| Aim of the exercise |
Will you output all of the data below exactly, omitting the images?

| Source material |
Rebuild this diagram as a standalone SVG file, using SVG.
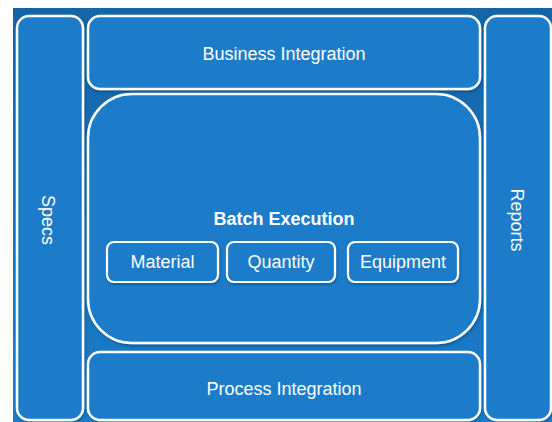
<svg xmlns="http://www.w3.org/2000/svg" width="552" height="422" viewBox="0 0 552 422">
  <defs>
    <linearGradient id="bg" x1="0" y1="0" x2="0" y2="1">
      <stop offset="0" stop-color="#1465a8"/>
      <stop offset="1" stop-color="#1a7dca"/>
    </linearGradient>
    <filter id="sh" x="-10%" y="-10%" width="120%" height="120%">
      <feDropShadow dx="1" dy="2" stdDeviation="1.5" flood-color="#0a3a66" flood-opacity="0.45"/>
    </filter>
    <style>
      .box { fill: #1a7cc9; stroke: #ffffff; stroke-width: 2.5; filter: url(#sh); }
      .sub { fill: #1a7cc9; stroke: #ffffff; stroke-width: 2.2; filter: url(#sh); }
      .lbl { font-family: "Liberation Sans", Arial, Helvetica, sans-serif; font-size: 18px; fill: #ffffff; text-anchor: middle; }
      .bold { font-weight: bold; }
    </style>
  </defs>
  <rect x="0" y="0" width="552" height="422" fill="#ffffff"/>
  <rect id="background" x="13" y="8" width="539" height="414" fill="url(#bg)"/>

  <g id="specs">
    <rect class="box" x="17" y="16" width="66" height="404" rx="12"/>
    <text class="lbl" transform="translate(48,220) rotate(90)" y="6">Specs</text>
  </g>

  <g id="business-integration">
    <rect class="box" x="88" y="16" width="392" height="73" rx="12"/>
    <text class="lbl" x="284" y="60">Business Integration</text>
  </g>

  <g id="batch-execution">
    <rect class="box" x="88" y="94" width="392" height="249" rx="44"/>
    <text class="lbl bold" x="284" y="225">Batch Execution</text>
  </g>

  <g id="material">
    <rect class="sub" x="107" y="242" width="111" height="40" rx="7"/>
    <text class="lbl" x="162.5" y="268">Material</text>
  </g>

  <g id="quantity">
    <rect class="sub" x="227" y="242" width="108" height="40" rx="7"/>
    <text class="lbl" x="281" y="268">Quantity</text>
  </g>

  <g id="equipment">
    <rect class="sub" x="348" y="242" width="110" height="40" rx="7"/>
    <text class="lbl" x="403" y="268">Equipment</text>
  </g>

  <g id="process-integration">
    <rect class="box" x="88" y="352" width="392" height="68" rx="12"/>
    <text class="lbl" x="284" y="395">Process Integration</text>
  </g>

  <g id="reports">
    <rect class="box" x="485" y="16" width="66" height="404" rx="12"/>
    <text class="lbl" transform="translate(517,220) rotate(90)" y="6">Reports</text>
  </g>

  <g id="connectors"/>
</svg>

| Written response |
Rebuild this diagram as a standalone SVG file, using SVG.
<svg xmlns="http://www.w3.org/2000/svg" width="552" height="422" viewBox="0 0 552 422">
  <defs>
    <linearGradient id="bg" x1="0" y1="0" x2="0" y2="1">
      <stop offset="0" stop-color="#1465a8"/>
      <stop offset="1" stop-color="#1a7dca"/>
    </linearGradient>
    <filter id="sh" x="-10%" y="-10%" width="120%" height="120%">
      <feDropShadow dx="1" dy="2" stdDeviation="1.5" flood-color="#0a3a66" flood-opacity="0.45"/>
    </filter>
    <style>
      .box { fill: #1a7cc9; stroke: #ffffff; stroke-width: 2.5; filter: url(#sh); }
      .sub { fill: #1a7cc9; stroke: #ffffff; stroke-width: 2.2; filter: url(#sh); }
      .lbl { font-family: "Liberation Sans", Arial, Helvetica, sans-serif; font-size: 18px; fill: #ffffff; text-anchor: middle; }
      .bold { font-weight: bold; }
    </style>
  </defs>
  <rect x="0" y="0" width="552" height="422" fill="#ffffff"/>
  <rect id="background" x="13" y="8" width="539" height="414" fill="url(#bg)"/>

  <g id="specs">
    <rect class="box" x="17" y="16" width="66" height="404" rx="12"/>
    <text class="lbl" transform="translate(48,220) rotate(90)" y="6">Specs</text>
  </g>

  <g id="business-integration">
    <rect class="box" x="88" y="16" width="392" height="73" rx="12"/>
    <text class="lbl" x="284" y="60">Business Integration</text>
  </g>

  <g id="batch-execution">
    <rect class="box" x="88" y="94" width="392" height="249" rx="44"/>
    <text class="lbl bold" x="284" y="225">Batch Execution</text>
  </g>

  <g id="material">
    <rect class="sub" x="107" y="242" width="111" height="40" rx="7"/>
    <text class="lbl" x="162.5" y="268">Material</text>
  </g>

  <g id="quantity">
    <rect class="sub" x="227" y="242" width="108" height="40" rx="7"/>
    <text class="lbl" x="281" y="268">Quantity</text>
  </g>

  <g id="equipment">
    <rect class="sub" x="348" y="242" width="110" height="40" rx="7"/>
    <text class="lbl" x="403" y="268">Equipment</text>
  </g>

  <g id="process-integration">
    <rect class="box" x="88" y="352" width="392" height="68" rx="12"/>
    <text class="lbl" x="284" y="395">Process Integration</text>
  </g>

  <g id="reports">
    <rect class="box" x="485" y="16" width="66" height="404" rx="12"/>
    <text class="lbl" transform="translate(517,220) rotate(90)" y="6">Reports</text>
  </g>

  <g id="connectors"/>
</svg>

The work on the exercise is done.